## SET EXERCISE:
Copy out every line exactly, passing over the pictures.

## SUPPLIED MATERIAL:
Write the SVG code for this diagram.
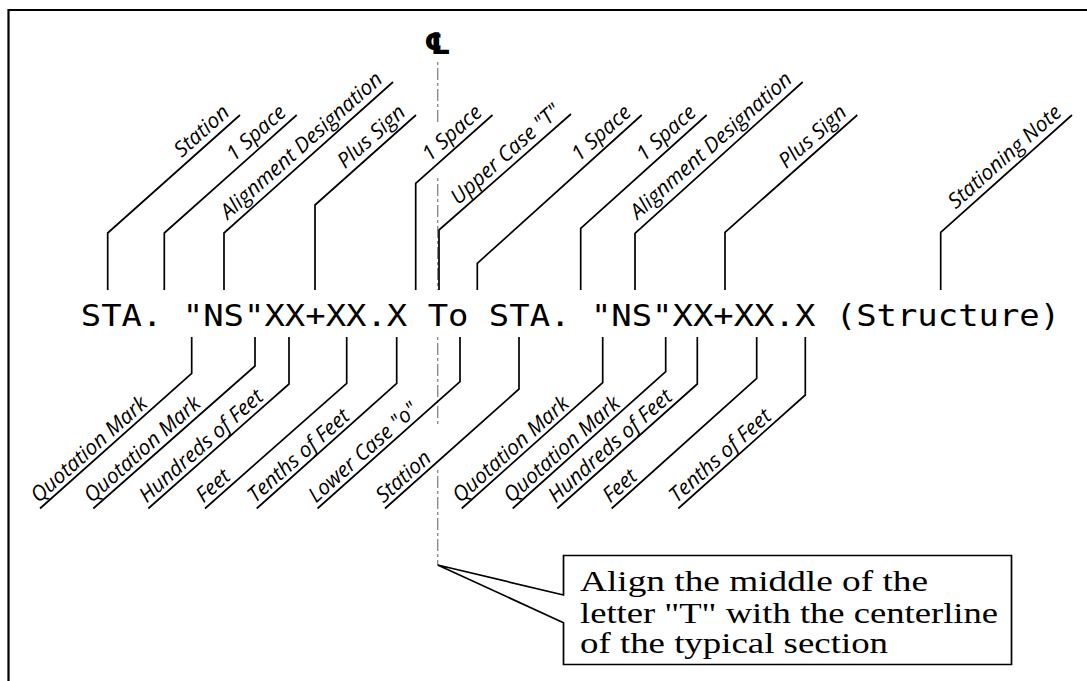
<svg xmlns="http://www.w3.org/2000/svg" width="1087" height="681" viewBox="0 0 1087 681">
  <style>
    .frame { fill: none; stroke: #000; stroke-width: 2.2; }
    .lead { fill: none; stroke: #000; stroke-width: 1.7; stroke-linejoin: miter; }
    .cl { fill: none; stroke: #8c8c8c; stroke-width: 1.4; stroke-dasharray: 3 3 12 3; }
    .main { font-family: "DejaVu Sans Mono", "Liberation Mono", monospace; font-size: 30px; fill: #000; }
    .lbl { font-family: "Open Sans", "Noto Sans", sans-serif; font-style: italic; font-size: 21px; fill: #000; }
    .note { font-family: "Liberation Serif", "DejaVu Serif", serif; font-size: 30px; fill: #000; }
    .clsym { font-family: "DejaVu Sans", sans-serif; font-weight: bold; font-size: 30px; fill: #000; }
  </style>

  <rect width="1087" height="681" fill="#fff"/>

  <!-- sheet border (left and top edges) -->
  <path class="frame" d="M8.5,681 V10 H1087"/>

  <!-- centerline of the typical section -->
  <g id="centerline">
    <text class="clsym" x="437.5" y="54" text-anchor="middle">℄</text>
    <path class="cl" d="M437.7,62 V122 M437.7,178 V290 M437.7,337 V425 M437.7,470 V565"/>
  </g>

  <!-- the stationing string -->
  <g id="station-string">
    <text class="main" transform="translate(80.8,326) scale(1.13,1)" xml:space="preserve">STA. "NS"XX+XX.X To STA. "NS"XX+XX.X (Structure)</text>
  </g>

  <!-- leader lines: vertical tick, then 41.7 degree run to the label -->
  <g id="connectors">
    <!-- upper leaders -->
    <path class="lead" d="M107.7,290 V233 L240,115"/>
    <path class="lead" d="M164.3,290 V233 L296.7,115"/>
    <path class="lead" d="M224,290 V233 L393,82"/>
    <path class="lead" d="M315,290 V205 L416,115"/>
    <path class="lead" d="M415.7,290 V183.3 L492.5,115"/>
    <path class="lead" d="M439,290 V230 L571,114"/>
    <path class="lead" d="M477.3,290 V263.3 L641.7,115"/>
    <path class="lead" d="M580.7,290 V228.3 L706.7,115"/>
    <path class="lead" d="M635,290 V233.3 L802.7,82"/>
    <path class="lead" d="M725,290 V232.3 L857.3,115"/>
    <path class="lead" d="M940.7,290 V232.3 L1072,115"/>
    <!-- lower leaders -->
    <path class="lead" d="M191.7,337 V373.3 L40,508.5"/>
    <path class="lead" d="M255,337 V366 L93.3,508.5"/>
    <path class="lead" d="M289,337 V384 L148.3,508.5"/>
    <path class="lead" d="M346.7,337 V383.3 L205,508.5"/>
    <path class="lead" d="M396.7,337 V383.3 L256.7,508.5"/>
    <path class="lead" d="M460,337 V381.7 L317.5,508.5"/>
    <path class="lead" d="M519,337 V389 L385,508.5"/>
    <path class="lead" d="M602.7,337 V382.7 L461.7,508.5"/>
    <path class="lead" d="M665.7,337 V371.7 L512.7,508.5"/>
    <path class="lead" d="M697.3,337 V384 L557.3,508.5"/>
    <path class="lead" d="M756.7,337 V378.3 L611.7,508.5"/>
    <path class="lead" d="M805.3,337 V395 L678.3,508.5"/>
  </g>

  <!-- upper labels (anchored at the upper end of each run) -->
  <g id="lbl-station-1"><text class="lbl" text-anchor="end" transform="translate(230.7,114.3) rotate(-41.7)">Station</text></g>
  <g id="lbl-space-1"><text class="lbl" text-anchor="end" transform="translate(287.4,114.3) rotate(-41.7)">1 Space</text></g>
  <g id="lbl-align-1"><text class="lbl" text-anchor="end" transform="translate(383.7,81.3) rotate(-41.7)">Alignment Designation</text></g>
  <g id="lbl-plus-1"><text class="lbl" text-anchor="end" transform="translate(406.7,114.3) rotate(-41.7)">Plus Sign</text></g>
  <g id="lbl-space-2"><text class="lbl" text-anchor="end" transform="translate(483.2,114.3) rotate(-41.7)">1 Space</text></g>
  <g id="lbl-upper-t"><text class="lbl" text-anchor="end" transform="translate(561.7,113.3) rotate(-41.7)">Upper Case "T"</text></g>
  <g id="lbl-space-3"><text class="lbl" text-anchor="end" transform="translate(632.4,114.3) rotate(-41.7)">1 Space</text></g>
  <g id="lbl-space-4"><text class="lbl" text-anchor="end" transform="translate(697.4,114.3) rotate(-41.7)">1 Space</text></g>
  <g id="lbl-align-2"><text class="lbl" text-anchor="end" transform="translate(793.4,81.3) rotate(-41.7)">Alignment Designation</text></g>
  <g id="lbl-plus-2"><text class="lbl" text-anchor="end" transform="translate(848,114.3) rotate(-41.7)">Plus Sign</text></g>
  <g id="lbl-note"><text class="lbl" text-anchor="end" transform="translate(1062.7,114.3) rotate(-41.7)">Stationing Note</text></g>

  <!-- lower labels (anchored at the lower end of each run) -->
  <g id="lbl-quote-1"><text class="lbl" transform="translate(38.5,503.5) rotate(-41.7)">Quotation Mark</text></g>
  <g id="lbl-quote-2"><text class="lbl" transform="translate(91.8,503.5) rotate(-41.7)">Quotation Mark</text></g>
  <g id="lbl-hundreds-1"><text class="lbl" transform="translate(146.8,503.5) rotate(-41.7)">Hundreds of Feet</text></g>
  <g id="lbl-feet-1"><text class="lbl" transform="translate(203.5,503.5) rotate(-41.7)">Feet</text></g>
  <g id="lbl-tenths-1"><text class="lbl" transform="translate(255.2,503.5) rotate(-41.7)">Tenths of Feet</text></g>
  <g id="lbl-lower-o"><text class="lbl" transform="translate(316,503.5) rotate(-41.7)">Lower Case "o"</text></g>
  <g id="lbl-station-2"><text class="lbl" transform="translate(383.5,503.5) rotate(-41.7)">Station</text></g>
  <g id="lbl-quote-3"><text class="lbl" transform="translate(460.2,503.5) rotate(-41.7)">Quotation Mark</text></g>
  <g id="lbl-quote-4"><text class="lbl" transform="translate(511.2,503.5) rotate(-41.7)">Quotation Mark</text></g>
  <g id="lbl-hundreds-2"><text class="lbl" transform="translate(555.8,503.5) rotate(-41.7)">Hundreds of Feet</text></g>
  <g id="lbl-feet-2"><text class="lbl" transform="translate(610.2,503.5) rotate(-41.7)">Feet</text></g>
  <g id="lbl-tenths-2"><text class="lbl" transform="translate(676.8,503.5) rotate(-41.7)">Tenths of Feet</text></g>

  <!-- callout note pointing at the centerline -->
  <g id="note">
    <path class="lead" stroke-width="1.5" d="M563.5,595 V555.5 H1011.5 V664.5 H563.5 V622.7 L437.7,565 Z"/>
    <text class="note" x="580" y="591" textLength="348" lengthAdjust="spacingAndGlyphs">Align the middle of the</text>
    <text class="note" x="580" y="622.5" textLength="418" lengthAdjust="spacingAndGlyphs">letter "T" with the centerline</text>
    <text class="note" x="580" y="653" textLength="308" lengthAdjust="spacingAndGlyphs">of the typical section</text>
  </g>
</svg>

## SOLUTION TO THIS EXERCISE:
Write the SVG code for this diagram.
<svg xmlns="http://www.w3.org/2000/svg" width="1087" height="681" viewBox="0 0 1087 681">
  <style>
    .frame { fill: none; stroke: #000; stroke-width: 2.2; }
    .lead { fill: none; stroke: #000; stroke-width: 1.7; stroke-linejoin: miter; }
    .cl { fill: none; stroke: #8c8c8c; stroke-width: 1.4; stroke-dasharray: 3 3 12 3; }
    .main { font-family: "DejaVu Sans Mono", "Liberation Mono", monospace; font-size: 30px; fill: #000; }
    .lbl { font-family: "Open Sans", "Noto Sans", sans-serif; font-style: italic; font-size: 21px; fill: #000; }
    .note { font-family: "Liberation Serif", "DejaVu Serif", serif; font-size: 30px; fill: #000; }
    .clsym { font-family: "DejaVu Sans", sans-serif; font-weight: bold; font-size: 30px; fill: #000; }
  </style>

  <rect width="1087" height="681" fill="#fff"/>

  <!-- sheet border (left and top edges) -->
  <path class="frame" d="M8.5,681 V10 H1087"/>

  <!-- centerline of the typical section -->
  <g id="centerline">
    <text class="clsym" x="437.5" y="54" text-anchor="middle">℄</text>
    <path class="cl" d="M437.7,62 V122 M437.7,178 V290 M437.7,337 V425 M437.7,470 V565"/>
  </g>

  <!-- the stationing string -->
  <g id="station-string">
    <text class="main" transform="translate(80.8,326) scale(1.13,1)" xml:space="preserve">STA. "NS"XX+XX.X To STA. "NS"XX+XX.X (Structure)</text>
  </g>

  <!-- leader lines: vertical tick, then 41.7 degree run to the label -->
  <g id="connectors">
    <!-- upper leaders -->
    <path class="lead" d="M107.7,290 V233 L240,115"/>
    <path class="lead" d="M164.3,290 V233 L296.7,115"/>
    <path class="lead" d="M224,290 V233 L393,82"/>
    <path class="lead" d="M315,290 V205 L416,115"/>
    <path class="lead" d="M415.7,290 V183.3 L492.5,115"/>
    <path class="lead" d="M439,290 V230 L571,114"/>
    <path class="lead" d="M477.3,290 V263.3 L641.7,115"/>
    <path class="lead" d="M580.7,290 V228.3 L706.7,115"/>
    <path class="lead" d="M635,290 V233.3 L802.7,82"/>
    <path class="lead" d="M725,290 V232.3 L857.3,115"/>
    <path class="lead" d="M940.7,290 V232.3 L1072,115"/>
    <!-- lower leaders -->
    <path class="lead" d="M191.7,337 V373.3 L40,508.5"/>
    <path class="lead" d="M255,337 V366 L93.3,508.5"/>
    <path class="lead" d="M289,337 V384 L148.3,508.5"/>
    <path class="lead" d="M346.7,337 V383.3 L205,508.5"/>
    <path class="lead" d="M396.7,337 V383.3 L256.7,508.5"/>
    <path class="lead" d="M460,337 V381.7 L317.5,508.5"/>
    <path class="lead" d="M519,337 V389 L385,508.5"/>
    <path class="lead" d="M602.7,337 V382.7 L461.7,508.5"/>
    <path class="lead" d="M665.7,337 V371.7 L512.7,508.5"/>
    <path class="lead" d="M697.3,337 V384 L557.3,508.5"/>
    <path class="lead" d="M756.7,337 V378.3 L611.7,508.5"/>
    <path class="lead" d="M805.3,337 V395 L678.3,508.5"/>
  </g>

  <!-- upper labels (anchored at the upper end of each run) -->
  <g id="lbl-station-1"><text class="lbl" text-anchor="end" transform="translate(230.7,114.3) rotate(-41.7)">Station</text></g>
  <g id="lbl-space-1"><text class="lbl" text-anchor="end" transform="translate(287.4,114.3) rotate(-41.7)">1 Space</text></g>
  <g id="lbl-align-1"><text class="lbl" text-anchor="end" transform="translate(383.7,81.3) rotate(-41.7)">Alignment Designation</text></g>
  <g id="lbl-plus-1"><text class="lbl" text-anchor="end" transform="translate(406.7,114.3) rotate(-41.7)">Plus Sign</text></g>
  <g id="lbl-space-2"><text class="lbl" text-anchor="end" transform="translate(483.2,114.3) rotate(-41.7)">1 Space</text></g>
  <g id="lbl-upper-t"><text class="lbl" text-anchor="end" transform="translate(561.7,113.3) rotate(-41.7)">Upper Case "T"</text></g>
  <g id="lbl-space-3"><text class="lbl" text-anchor="end" transform="translate(632.4,114.3) rotate(-41.7)">1 Space</text></g>
  <g id="lbl-space-4"><text class="lbl" text-anchor="end" transform="translate(697.4,114.3) rotate(-41.7)">1 Space</text></g>
  <g id="lbl-align-2"><text class="lbl" text-anchor="end" transform="translate(793.4,81.3) rotate(-41.7)">Alignment Designation</text></g>
  <g id="lbl-plus-2"><text class="lbl" text-anchor="end" transform="translate(848,114.3) rotate(-41.7)">Plus Sign</text></g>
  <g id="lbl-note"><text class="lbl" text-anchor="end" transform="translate(1062.7,114.3) rotate(-41.7)">Stationing Note</text></g>

  <!-- lower labels (anchored at the lower end of each run) -->
  <g id="lbl-quote-1"><text class="lbl" transform="translate(38.5,503.5) rotate(-41.7)">Quotation Mark</text></g>
  <g id="lbl-quote-2"><text class="lbl" transform="translate(91.8,503.5) rotate(-41.7)">Quotation Mark</text></g>
  <g id="lbl-hundreds-1"><text class="lbl" transform="translate(146.8,503.5) rotate(-41.7)">Hundreds of Feet</text></g>
  <g id="lbl-feet-1"><text class="lbl" transform="translate(203.5,503.5) rotate(-41.7)">Feet</text></g>
  <g id="lbl-tenths-1"><text class="lbl" transform="translate(255.2,503.5) rotate(-41.7)">Tenths of Feet</text></g>
  <g id="lbl-lower-o"><text class="lbl" transform="translate(316,503.5) rotate(-41.7)">Lower Case "o"</text></g>
  <g id="lbl-station-2"><text class="lbl" transform="translate(383.5,503.5) rotate(-41.7)">Station</text></g>
  <g id="lbl-quote-3"><text class="lbl" transform="translate(460.2,503.5) rotate(-41.7)">Quotation Mark</text></g>
  <g id="lbl-quote-4"><text class="lbl" transform="translate(511.2,503.5) rotate(-41.7)">Quotation Mark</text></g>
  <g id="lbl-hundreds-2"><text class="lbl" transform="translate(555.8,503.5) rotate(-41.7)">Hundreds of Feet</text></g>
  <g id="lbl-feet-2"><text class="lbl" transform="translate(610.2,503.5) rotate(-41.7)">Feet</text></g>
  <g id="lbl-tenths-2"><text class="lbl" transform="translate(676.8,503.5) rotate(-41.7)">Tenths of Feet</text></g>

  <!-- callout note pointing at the centerline -->
  <g id="note">
    <path class="lead" stroke-width="1.5" d="M563.5,595 V555.5 H1011.5 V664.5 H563.5 V622.7 L437.7,565 Z"/>
    <text class="note" x="580" y="591" textLength="348" lengthAdjust="spacingAndGlyphs">Align the middle of the</text>
    <text class="note" x="580" y="622.5" textLength="418" lengthAdjust="spacingAndGlyphs">letter "T" with the centerline</text>
    <text class="note" x="580" y="653" textLength="308" lengthAdjust="spacingAndGlyphs">of the typical section</text>
  </g>
</svg>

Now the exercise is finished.